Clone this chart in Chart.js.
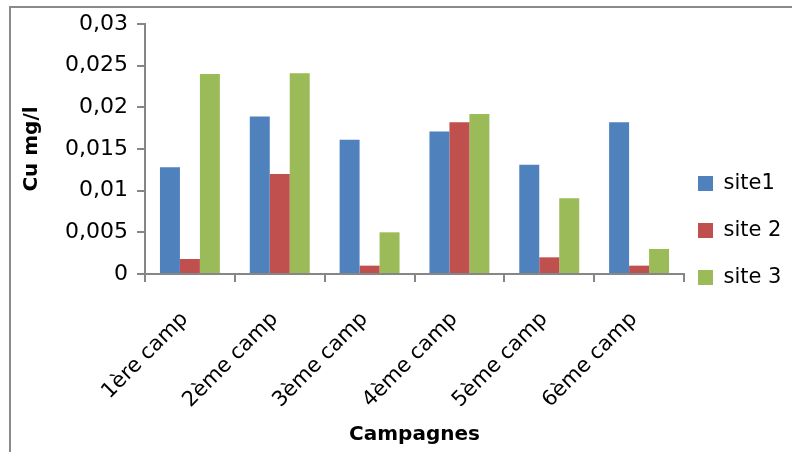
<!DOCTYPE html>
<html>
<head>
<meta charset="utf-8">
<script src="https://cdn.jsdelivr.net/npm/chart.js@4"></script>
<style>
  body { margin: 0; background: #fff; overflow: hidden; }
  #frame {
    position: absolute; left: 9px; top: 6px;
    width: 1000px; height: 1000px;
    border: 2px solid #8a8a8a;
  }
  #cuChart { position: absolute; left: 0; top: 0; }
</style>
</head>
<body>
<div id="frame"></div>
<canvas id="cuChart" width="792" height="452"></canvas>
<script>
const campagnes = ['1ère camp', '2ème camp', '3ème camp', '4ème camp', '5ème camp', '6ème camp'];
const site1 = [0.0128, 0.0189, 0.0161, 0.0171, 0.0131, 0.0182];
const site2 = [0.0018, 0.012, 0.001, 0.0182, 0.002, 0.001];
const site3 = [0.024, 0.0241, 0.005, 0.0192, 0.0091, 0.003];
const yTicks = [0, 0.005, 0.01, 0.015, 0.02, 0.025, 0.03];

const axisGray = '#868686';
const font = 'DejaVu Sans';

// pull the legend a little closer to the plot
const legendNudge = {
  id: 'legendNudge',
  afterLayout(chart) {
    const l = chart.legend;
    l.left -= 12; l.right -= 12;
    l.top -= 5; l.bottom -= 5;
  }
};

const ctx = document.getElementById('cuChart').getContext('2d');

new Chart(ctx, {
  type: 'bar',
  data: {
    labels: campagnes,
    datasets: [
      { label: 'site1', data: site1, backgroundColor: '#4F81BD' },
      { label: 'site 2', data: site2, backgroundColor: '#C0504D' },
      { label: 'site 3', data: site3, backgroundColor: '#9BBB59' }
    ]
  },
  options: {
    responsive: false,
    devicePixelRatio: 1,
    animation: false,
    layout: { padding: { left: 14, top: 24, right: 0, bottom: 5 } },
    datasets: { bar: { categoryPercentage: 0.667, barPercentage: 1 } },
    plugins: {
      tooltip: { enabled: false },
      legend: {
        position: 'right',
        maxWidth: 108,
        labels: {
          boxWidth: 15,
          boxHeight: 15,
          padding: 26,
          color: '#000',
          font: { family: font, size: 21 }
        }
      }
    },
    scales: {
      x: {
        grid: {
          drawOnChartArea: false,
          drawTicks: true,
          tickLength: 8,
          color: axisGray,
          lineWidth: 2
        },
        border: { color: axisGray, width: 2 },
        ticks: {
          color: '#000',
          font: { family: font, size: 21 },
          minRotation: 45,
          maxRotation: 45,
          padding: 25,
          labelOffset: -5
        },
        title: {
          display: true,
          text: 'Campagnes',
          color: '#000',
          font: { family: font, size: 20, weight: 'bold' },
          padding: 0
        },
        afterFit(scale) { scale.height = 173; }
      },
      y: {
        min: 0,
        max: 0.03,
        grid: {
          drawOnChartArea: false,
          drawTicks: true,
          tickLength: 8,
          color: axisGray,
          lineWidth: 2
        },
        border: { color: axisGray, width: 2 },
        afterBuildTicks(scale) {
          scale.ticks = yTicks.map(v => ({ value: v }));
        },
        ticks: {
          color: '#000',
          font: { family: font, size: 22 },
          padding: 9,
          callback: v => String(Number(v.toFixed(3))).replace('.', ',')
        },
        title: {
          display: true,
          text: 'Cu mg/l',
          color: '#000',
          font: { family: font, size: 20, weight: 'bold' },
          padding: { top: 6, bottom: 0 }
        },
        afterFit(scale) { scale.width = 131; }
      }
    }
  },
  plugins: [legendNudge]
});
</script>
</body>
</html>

- _WORK TO COMPLETE_:
Copy the listing word for word, excluding its pictures.

- _REPLY TO THE EXERCISE_:
Clone this chart in Chart.js.
<!DOCTYPE html>
<html>
<head>
<meta charset="utf-8">
<script src="https://cdn.jsdelivr.net/npm/chart.js@4"></script>
<style>
  body { margin: 0; background: #fff; overflow: hidden; }
  #frame {
    position: absolute; left: 9px; top: 6px;
    width: 1000px; height: 1000px;
    border: 2px solid #8a8a8a;
  }
  #cuChart { position: absolute; left: 0; top: 0; }
</style>
</head>
<body>
<div id="frame"></div>
<canvas id="cuChart" width="792" height="452"></canvas>
<script>
const campagnes = ['1ère camp', '2ème camp', '3ème camp', '4ème camp', '5ème camp', '6ème camp'];
const site1 = [0.0128, 0.0189, 0.0161, 0.0171, 0.0131, 0.0182];
const site2 = [0.0018, 0.012, 0.001, 0.0182, 0.002, 0.001];
const site3 = [0.024, 0.0241, 0.005, 0.0192, 0.0091, 0.003];
const yTicks = [0, 0.005, 0.01, 0.015, 0.02, 0.025, 0.03];

const axisGray = '#868686';
const font = 'DejaVu Sans';

// pull the legend a little closer to the plot
const legendNudge = {
  id: 'legendNudge',
  afterLayout(chart) {
    const l = chart.legend;
    l.left -= 12; l.right -= 12;
    l.top -= 5; l.bottom -= 5;
  }
};

const ctx = document.getElementById('cuChart').getContext('2d');

new Chart(ctx, {
  type: 'bar',
  data: {
    labels: campagnes,
    datasets: [
      { label: 'site1', data: site1, backgroundColor: '#4F81BD' },
      { label: 'site 2', data: site2, backgroundColor: '#C0504D' },
      { label: 'site 3', data: site3, backgroundColor: '#9BBB59' }
    ]
  },
  options: {
    responsive: false,
    devicePixelRatio: 1,
    animation: false,
    layout: { padding: { left: 14, top: 24, right: 0, bottom: 5 } },
    datasets: { bar: { categoryPercentage: 0.667, barPercentage: 1 } },
    plugins: {
      tooltip: { enabled: false },
      legend: {
        position: 'right',
        maxWidth: 108,
        labels: {
          boxWidth: 15,
          boxHeight: 15,
          padding: 26,
          color: '#000',
          font: { family: font, size: 21 }
        }
      }
    },
    scales: {
      x: {
        grid: {
          drawOnChartArea: false,
          drawTicks: true,
          tickLength: 8,
          color: axisGray,
          lineWidth: 2
        },
        border: { color: axisGray, width: 2 },
        ticks: {
          color: '#000',
          font: { family: font, size: 21 },
          minRotation: 45,
          maxRotation: 45,
          padding: 25,
          labelOffset: -5
        },
        title: {
          display: true,
          text: 'Campagnes',
          color: '#000',
          font: { family: font, size: 20, weight: 'bold' },
          padding: 0
        },
        afterFit(scale) { scale.height = 173; }
      },
      y: {
        min: 0,
        max: 0.03,
        grid: {
          drawOnChartArea: false,
          drawTicks: true,
          tickLength: 8,
          color: axisGray,
          lineWidth: 2
        },
        border: { color: axisGray, width: 2 },
        afterBuildTicks(scale) {
          scale.ticks = yTicks.map(v => ({ value: v }));
        },
        ticks: {
          color: '#000',
          font: { family: font, size: 22 },
          padding: 9,
          callback: v => String(Number(v.toFixed(3))).replace('.', ',')
        },
        title: {
          display: true,
          text: 'Cu mg/l',
          color: '#000',
          font: { family: font, size: 20, weight: 'bold' },
          padding: { top: 6, bottom: 0 }
        },
        afterFit(scale) { scale.width = 131; }
      }
    }
  },
  plugins: [legendNudge]
});
</script>
</body>
</html>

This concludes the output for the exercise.